Gece kulübünde çalışan bir kadın öldürüldü dün.
Yasal adı konsomatris.
Devletin izniyle, konsomatris olarak çalıştırılmak üzere orada bulunan ve yasal hakları devletin sorumluluğunda bulunan bir konsomatris.
Yani aslında muhtemelen bir seks işçisi/kölesi.
Çalıştığı gece kulübünün sahiplerinin, para karşılığında ‘etini’ sattığı bir seks işçisi/kölesi.
Daha doğrusu aslında bizzat devletin, para karşılığında ‘etinin’ satılmasına ARACI olduğu bir seks işçisi/kölesi.
Bunun başka bir açıklaması yok çünkü.
***
İlgili yasaya göre (Gece Kulüpleri ve Benzeri Eğlence Yerleri Yasası) gece kulüplerinde fuhuş yapmak suç.
Konsomatrisin yasadaki görev tanımında fuhuş olmadığı gibi, gece kulüplerinde fuhuş yapıldığının tespit edilmesi durumunda, fuhuş yapanlar da fuhuşa teşvik edenler de suçlu addediliyor ve bu suçun iki yıla kadar hapis cezası var.
Oysa devlet, kendi koyduğu yasayı yok sayıp, gece kulüplerinde kadınların seks işçisi/kölesi olarak pazarlanmasına ve her türlü sömürü ve başta cinsel şiddet olmak üzere her türlü şiddet biçimine açık bir halde yaşamlarını sürdürmelerine göz yumuyor.

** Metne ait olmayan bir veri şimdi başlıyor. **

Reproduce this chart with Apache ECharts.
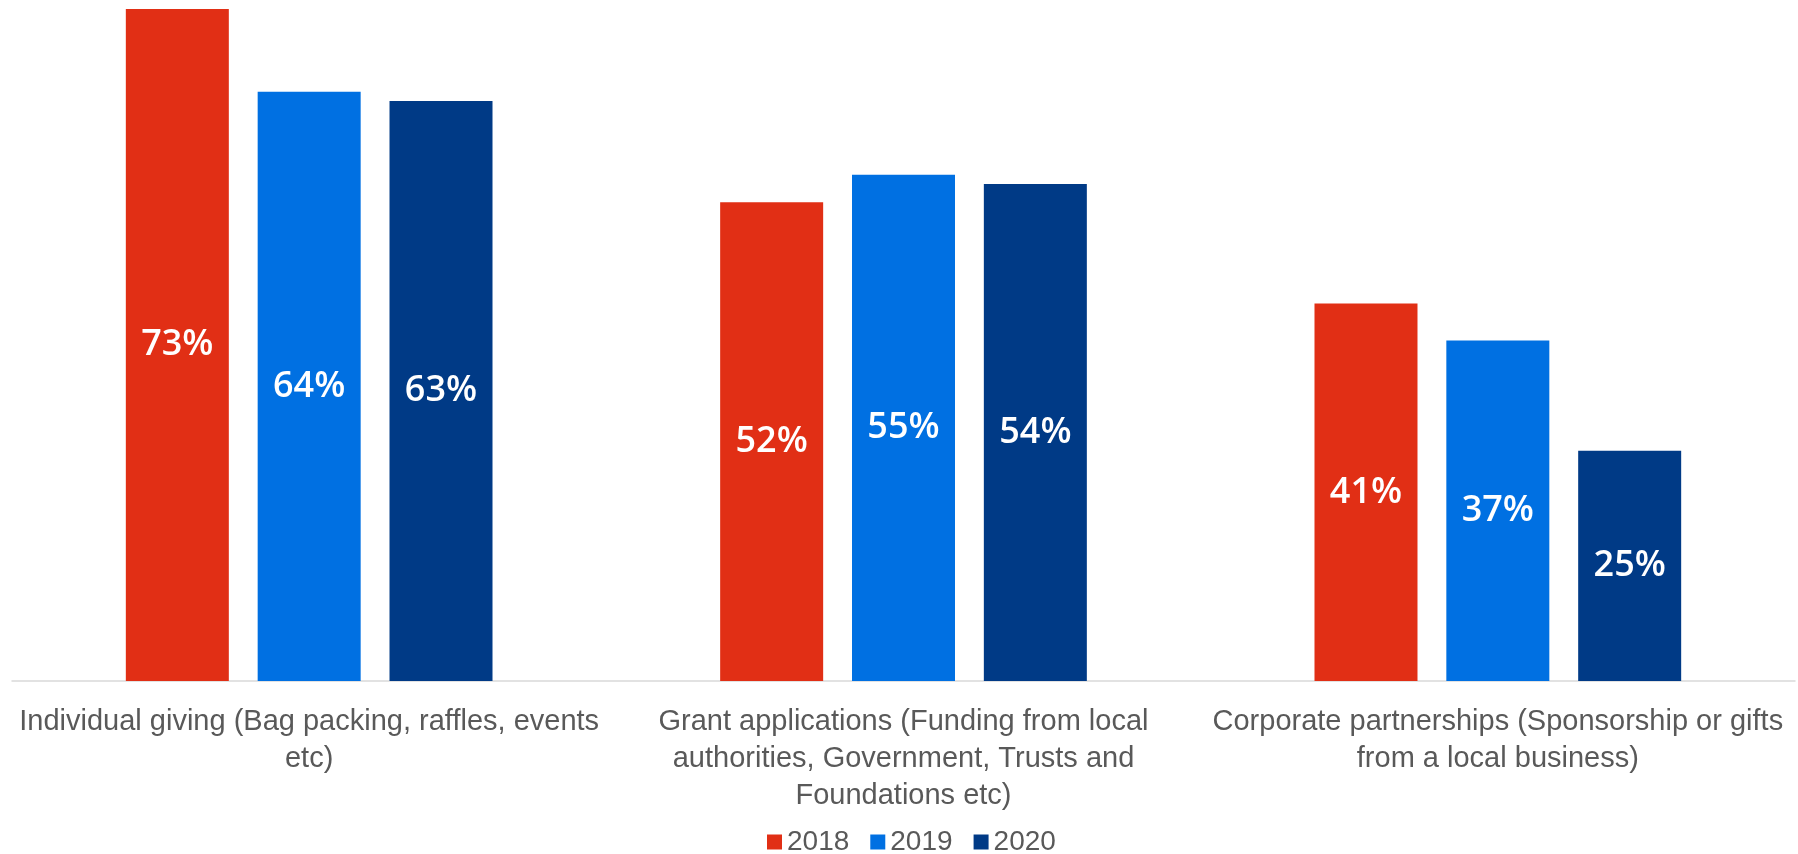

Ve işte bu ‘bilinçli umursamazlığın’ sonucu olarak, dün biri seks işçisi/kölesi diğeri bir gece kulübü çalışanı olmak üzere iki kişi hayatını kaybetti.
Zanlı TSK’de görevli askermiş...
Pek çoğumuz konuyu buradan tutup yürüdük, gün boyunca yapılan yorumlarda.

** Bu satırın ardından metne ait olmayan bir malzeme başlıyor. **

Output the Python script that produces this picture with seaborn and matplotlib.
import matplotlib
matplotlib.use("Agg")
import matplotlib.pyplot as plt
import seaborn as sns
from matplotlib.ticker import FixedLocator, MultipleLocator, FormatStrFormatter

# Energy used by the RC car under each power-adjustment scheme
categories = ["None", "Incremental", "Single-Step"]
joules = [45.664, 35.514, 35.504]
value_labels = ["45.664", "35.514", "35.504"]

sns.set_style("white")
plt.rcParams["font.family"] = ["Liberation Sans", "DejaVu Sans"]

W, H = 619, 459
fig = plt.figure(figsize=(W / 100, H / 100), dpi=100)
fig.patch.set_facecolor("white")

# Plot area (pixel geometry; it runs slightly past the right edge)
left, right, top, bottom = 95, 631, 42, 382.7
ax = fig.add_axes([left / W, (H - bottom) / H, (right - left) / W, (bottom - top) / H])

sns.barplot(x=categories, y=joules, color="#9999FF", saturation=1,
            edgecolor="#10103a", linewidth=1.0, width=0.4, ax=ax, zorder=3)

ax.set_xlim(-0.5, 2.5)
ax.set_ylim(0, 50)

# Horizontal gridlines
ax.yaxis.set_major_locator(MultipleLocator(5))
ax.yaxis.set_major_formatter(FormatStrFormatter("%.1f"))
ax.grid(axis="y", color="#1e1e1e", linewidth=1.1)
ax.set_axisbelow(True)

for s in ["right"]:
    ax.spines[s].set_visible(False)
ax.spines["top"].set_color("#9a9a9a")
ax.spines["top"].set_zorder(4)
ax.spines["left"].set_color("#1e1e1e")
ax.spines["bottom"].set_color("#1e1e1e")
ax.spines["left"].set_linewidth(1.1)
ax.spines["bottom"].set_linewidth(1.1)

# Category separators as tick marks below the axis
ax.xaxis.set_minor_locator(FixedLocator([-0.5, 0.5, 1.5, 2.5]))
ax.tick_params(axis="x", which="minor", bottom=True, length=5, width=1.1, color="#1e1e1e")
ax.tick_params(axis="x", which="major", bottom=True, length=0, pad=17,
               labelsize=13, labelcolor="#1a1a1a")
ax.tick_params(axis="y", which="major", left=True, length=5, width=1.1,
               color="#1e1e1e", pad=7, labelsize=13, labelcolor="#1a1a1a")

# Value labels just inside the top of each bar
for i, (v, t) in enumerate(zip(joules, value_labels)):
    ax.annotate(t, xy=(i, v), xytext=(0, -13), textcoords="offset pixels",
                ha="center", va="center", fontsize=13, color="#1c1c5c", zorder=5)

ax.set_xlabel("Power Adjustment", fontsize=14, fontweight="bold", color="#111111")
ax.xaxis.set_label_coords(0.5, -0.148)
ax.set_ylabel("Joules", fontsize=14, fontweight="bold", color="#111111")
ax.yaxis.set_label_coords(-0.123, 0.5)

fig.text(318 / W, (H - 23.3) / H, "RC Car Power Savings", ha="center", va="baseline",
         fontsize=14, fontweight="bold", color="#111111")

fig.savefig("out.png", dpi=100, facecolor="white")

Asker olmuş, memur olmuş, öğretmen olmuş...
Ya da Türkiyeli olmuş, Kıbrıslı olmuş...
Bu mudur yani esas mesele?
***
Defalarca söylendi, defalarca yazıldı bütün bunlar, ama usanmadan söylemeye, yazmaya, devletin ayıbını yüzüne vurmaya devam etmek zorundayız.
Çünkü devleti yöneten, bu sektörden gelen vergi devletin cebine indiği sürece sus pus oturmaya devam ediyor.
Ve çünkü erkek egemen yapı, bu sektörden uçkurunu doyurduğu sürece, sus pus oturmaya devam edecek.
Eski bir bakanımızın dediği gibi, öyle 40 bin askerle, 40 bin öğrenciyle falan bitmiyor bu iş...
Şu anda bulunduğunuz ortamdaki erkeklere şöyle bir göz atın!
Evet, en yakınınızda oturanlar dahil olmak üzere iyice bir bakın!
Çünkü en az yarısı, ‘biz asla öyle yerlere gitmeyiz, biz asla öyle şey yapmayız’ deyip de buldukları ‘münasip’ fırsatları ‘değerlendirenler’ arasındadır.
İşte bu yüzden, gece kulüplerinin kapatılmasını talep eden bireysel ya da örgütsel çabaların, siyaset üzerinde ciddi anlamda bir baskı unsuru oluşturacak genişlikteki kitlelerce özümsenip yükseltilmesi ve dolayısıyla gece kulüplerinin kapatılması, maalesef pek öyle kolay başarılacak bir iş değildir.